Provided data —
········
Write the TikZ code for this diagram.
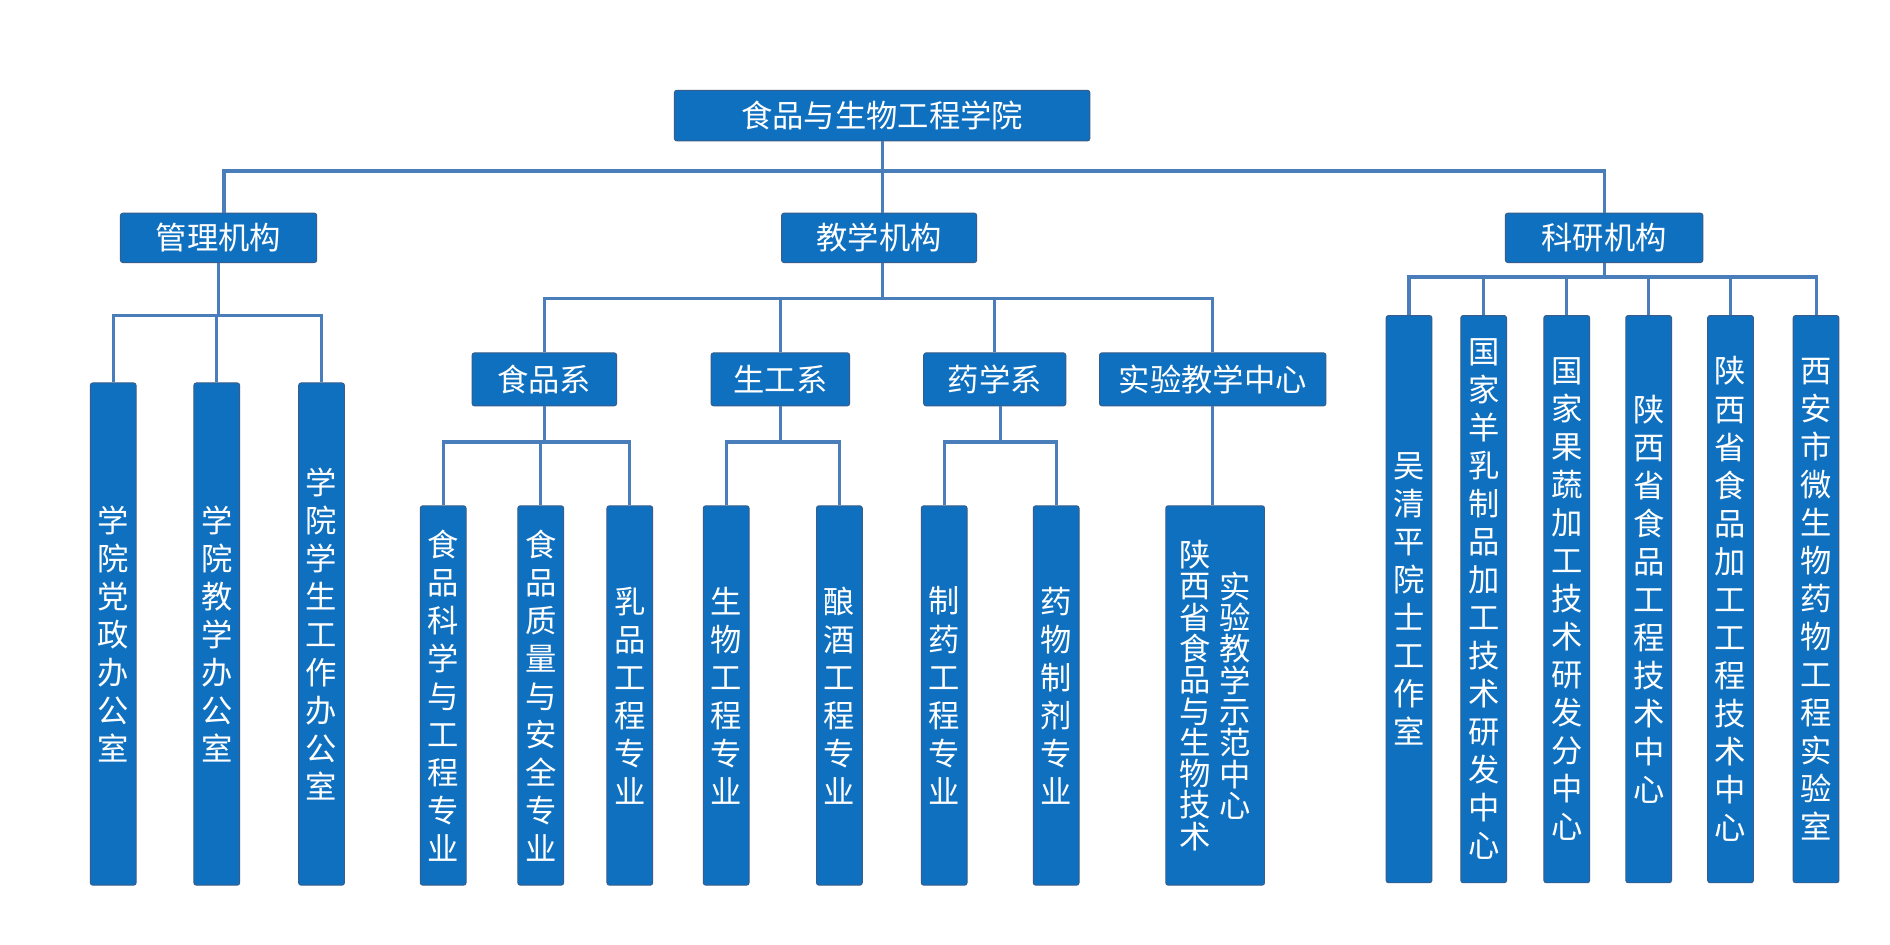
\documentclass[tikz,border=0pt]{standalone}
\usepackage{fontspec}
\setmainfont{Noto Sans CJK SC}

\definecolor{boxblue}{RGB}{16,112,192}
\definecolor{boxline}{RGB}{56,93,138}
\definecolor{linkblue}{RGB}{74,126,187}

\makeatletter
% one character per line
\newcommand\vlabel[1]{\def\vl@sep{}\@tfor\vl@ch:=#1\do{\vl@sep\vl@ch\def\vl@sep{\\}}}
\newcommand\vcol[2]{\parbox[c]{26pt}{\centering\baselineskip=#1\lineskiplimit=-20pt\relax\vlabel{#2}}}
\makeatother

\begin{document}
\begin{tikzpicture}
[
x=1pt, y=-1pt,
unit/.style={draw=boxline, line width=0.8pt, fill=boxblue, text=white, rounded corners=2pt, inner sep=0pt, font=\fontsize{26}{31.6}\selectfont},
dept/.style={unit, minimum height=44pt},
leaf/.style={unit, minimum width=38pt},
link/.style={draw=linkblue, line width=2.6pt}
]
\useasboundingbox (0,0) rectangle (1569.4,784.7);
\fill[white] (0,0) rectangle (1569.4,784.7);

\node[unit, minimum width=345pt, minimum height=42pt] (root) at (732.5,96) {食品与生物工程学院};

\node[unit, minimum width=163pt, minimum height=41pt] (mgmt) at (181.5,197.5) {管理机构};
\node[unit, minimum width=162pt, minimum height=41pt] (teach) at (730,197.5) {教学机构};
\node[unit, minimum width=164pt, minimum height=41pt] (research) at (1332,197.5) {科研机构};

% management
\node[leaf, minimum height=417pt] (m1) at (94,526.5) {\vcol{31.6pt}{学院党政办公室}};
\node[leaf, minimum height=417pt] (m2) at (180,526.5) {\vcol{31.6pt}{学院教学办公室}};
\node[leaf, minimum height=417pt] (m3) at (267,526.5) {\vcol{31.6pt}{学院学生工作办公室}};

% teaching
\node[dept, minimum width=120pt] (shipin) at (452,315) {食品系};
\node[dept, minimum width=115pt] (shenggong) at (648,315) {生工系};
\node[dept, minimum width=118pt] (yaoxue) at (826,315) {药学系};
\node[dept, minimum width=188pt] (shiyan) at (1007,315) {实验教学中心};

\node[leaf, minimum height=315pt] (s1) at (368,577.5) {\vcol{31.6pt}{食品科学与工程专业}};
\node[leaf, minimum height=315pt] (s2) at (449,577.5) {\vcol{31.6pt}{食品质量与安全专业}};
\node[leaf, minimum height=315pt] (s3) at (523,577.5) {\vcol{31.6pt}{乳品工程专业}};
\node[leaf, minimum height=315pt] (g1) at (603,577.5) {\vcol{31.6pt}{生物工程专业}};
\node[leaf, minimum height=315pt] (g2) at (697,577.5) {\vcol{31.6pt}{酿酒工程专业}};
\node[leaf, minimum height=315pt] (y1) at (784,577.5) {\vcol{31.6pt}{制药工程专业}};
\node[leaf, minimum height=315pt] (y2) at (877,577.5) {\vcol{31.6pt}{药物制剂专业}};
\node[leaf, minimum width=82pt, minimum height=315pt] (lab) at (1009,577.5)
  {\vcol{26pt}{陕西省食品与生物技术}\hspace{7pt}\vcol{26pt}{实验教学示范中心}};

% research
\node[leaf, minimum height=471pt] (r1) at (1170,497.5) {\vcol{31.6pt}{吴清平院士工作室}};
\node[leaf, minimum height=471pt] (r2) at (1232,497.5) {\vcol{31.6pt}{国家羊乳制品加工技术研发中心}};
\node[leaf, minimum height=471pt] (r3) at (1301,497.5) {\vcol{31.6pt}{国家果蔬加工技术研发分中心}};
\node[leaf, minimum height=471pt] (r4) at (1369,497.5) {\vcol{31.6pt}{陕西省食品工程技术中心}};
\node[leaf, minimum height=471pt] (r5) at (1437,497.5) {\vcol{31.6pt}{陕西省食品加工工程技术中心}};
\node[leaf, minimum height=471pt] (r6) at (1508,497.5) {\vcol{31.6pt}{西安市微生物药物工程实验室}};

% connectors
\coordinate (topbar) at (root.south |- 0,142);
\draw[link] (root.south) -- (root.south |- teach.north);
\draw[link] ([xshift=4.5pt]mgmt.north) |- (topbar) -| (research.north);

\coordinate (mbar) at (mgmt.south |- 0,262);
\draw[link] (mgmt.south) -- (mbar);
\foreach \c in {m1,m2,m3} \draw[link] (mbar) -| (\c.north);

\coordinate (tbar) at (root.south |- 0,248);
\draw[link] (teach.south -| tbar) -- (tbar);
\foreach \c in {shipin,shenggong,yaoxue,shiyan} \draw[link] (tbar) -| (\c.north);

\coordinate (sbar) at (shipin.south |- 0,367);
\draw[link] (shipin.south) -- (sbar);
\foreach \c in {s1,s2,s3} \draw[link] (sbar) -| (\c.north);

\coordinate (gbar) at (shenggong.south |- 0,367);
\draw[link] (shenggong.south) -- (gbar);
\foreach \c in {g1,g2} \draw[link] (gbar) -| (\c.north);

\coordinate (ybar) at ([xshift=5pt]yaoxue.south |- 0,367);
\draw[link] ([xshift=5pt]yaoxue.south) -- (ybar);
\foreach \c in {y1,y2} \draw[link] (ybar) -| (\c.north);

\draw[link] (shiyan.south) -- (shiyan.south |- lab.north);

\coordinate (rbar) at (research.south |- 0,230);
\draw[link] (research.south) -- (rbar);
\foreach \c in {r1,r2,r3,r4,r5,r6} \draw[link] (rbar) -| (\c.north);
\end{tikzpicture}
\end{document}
········
Requirement — Make an exact copy of the lines from the top of the material through the line with "minimum width=188pt] (shiyan)", pictures excluded.

Reply to the task —
Write the TikZ code for this diagram.
\documentclass[tikz,border=0pt]{standalone}
\usepackage{fontspec}
\setmainfont{Noto Sans CJK SC}

\definecolor{boxblue}{RGB}{16,112,192}
\definecolor{boxline}{RGB}{56,93,138}
\definecolor{linkblue}{RGB}{74,126,187}

\makeatletter
% one character per line
\newcommand\vlabel[1]{\def\vl@sep{}\@tfor\vl@ch:=#1\do{\vl@sep\vl@ch\def\vl@sep{\\}}}
\newcommand\vcol[2]{\parbox[c]{26pt}{\centering\baselineskip=#1\lineskiplimit=-20pt\relax\vlabel{#2}}}
\makeatother

\begin{document}
\begin{tikzpicture}
[
x=1pt, y=-1pt,
unit/.style={draw=boxline, line width=0.8pt, fill=boxblue, text=white, rounded corners=2pt, inner sep=0pt, font=\fontsize{26}{31.6}\selectfont},
dept/.style={unit, minimum height=44pt},
leaf/.style={unit, minimum width=38pt},
link/.style={draw=linkblue, line width=2.6pt}
]
\useasboundingbox (0,0) rectangle (1569.4,784.7);
\fill[white] (0,0) rectangle (1569.4,784.7);

\node[unit, minimum width=345pt, minimum height=42pt] (root) at (732.5,96) {食品与生物工程学院};

\node[unit, minimum width=163pt, minimum height=41pt] (mgmt) at (181.5,197.5) {管理机构};
\node[unit, minimum width=162pt, minimum height=41pt] (teach) at (730,197.5) {教学机构};
\node[unit, minimum width=164pt, minimum height=41pt] (research) at (1332,197.5) {科研机构};

% management
\node[leaf, minimum height=417pt] (m1) at (94,526.5) {\vcol{31.6pt}{学院党政办公室}};
\node[leaf, minimum height=417pt] (m2) at (180,526.5) {\vcol{31.6pt}{学院教学办公室}};
\node[leaf, minimum height=417pt] (m3) at (267,526.5) {\vcol{31.6pt}{学院学生工作办公室}};

% teaching
\node[dept, minimum width=120pt] (shipin) at (452,315) {食品系};
\node[dept, minimum width=115pt] (shenggong) at (648,315) {生工系};
\node[dept, minimum width=118pt] (yaoxue) at (826,315) {药学系};
\node[dept, minimum width=188pt] (shiyan) at (1007,315) {实验教学中心};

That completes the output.